A simpler task for Trump will involve attacking the regulatory measures established by Biden. The Environmental Protection Agency has introduced rules on various fronts, including power generation and vehicle emissions, aimed at fostering the energy transition. While reversing these policies is a time-consuming process, a deregulatory agenda is undoubtedly on the horizon. Similarly, the influence of Elon Musk remains uncertain; the Tesla CEO stands to gain from many IRA incentives, and it will be interesting to see how he navigates this new political environment.

 

On the international front, a U.S. withdrawal from climate leadership is also expected. Trump previously exited the Paris Agreement, the 2015 framework designed to coordinate global action on climate change, and he could easily do so again. According to an analysis from Carbon Brief, Trump’s rollbacks could result in an additional 4 billion metric tons of carbon dioxide emissions by 2030 compared to a continuation of Biden’s policies—a figure comparable to the annual emissions produced by Japan and the European Union combined.

 

Given this context, it would be easy to assume that the U.S. climate movement is on the verge of a major setback. Nevertheless, while Trump may hinder decarbonization efforts, he is unlikely to halt them completely. Data from the Rhodium Group and MIT reveals $493 billion in clean technology investments made in the two years following the IRA’s passage, marking a 71% increase compared to the previous two years. While some companies may reconsider their investments due to the political landscape, many clean manufacturing projects are already underway.

 

The climate regulatory framework has become critical for global corporations—not only in the U.S. but also within the European Union and various Asian markets. California, for instance, which would rank as the fifth-largest economy globally if it were a nation, has implemented its own climate regulations.

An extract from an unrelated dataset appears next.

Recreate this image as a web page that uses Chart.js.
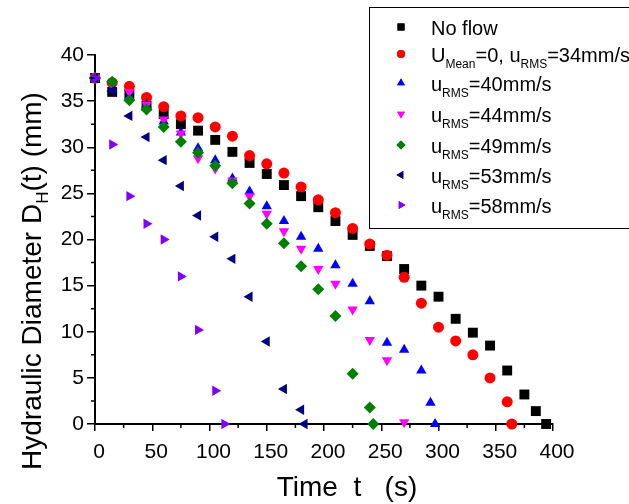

As a result, major companies must adhere to these standards, and eventually, smaller firms in their supply chains will have to comply as well.

 

Businesses and investors now face the challenge of balancing these dynamics, and finding straightforward solutions will be complex. Some may feel tempted to adopt a Trump-friendly stance and abandon decarbonization goals. However, such a strategy presents significant risks for global operations and long-term growth.

 

At a recent private dinner focused on climate issues, the host posed a thought-provoking question: had the public reached “peak climate concern”? This question resonated with me. It’s undeniable that, in the short term, climate change has faded from mainstream discourse. However, to assume that public concern will remain stagnant in the coming years would be shortsighted and potentially irresponsible. Insurance markets, for instance, are beginning to buckle under the weight of recurrent natural disasters. Sooner or later, voters—and consumers—will experience these costs firsthand, which will inevitably influence political outcomes.

 

What does this mean for us? The last time Trump was elected, many leading companies publicly committed to maintaining their climate strategies. In fact, numerous businesses intensified their efforts despite the Trump administration. However, the atmosphere has shifted since then, with scrutiny on ESG (environmental, social, and governance) issues becoming contentious. Companies may hesitate to alienate pro-Trump consumers—or Trump himself, who is notorious for using social media to criticize businesses.

 

As I mentioned last week, companies should focus less on the moral arguments surrounding climate change and instead emphasize the financial benefits for their organizations. Decarbonization initiatives can lead to cost savings. Sustainable products appeal to a significant consumer base. Moreover, taking proactive measures to adapt to extreme weather can fortify companies against future challenges. To sustain momentum in climate action, it’s essential to remind corporate stakeholders that addressing climate change is a means to achieving broader objectives, not just an isolated goal.

 

For climate advocates, this moment presents both a challenge and an opportunity. While some voters remain motivated by the messages climate advocates have promoted, others appear unconvinced. Finding strategies to engage a wider audience will be crucial for ensuring the longevity of climate policy.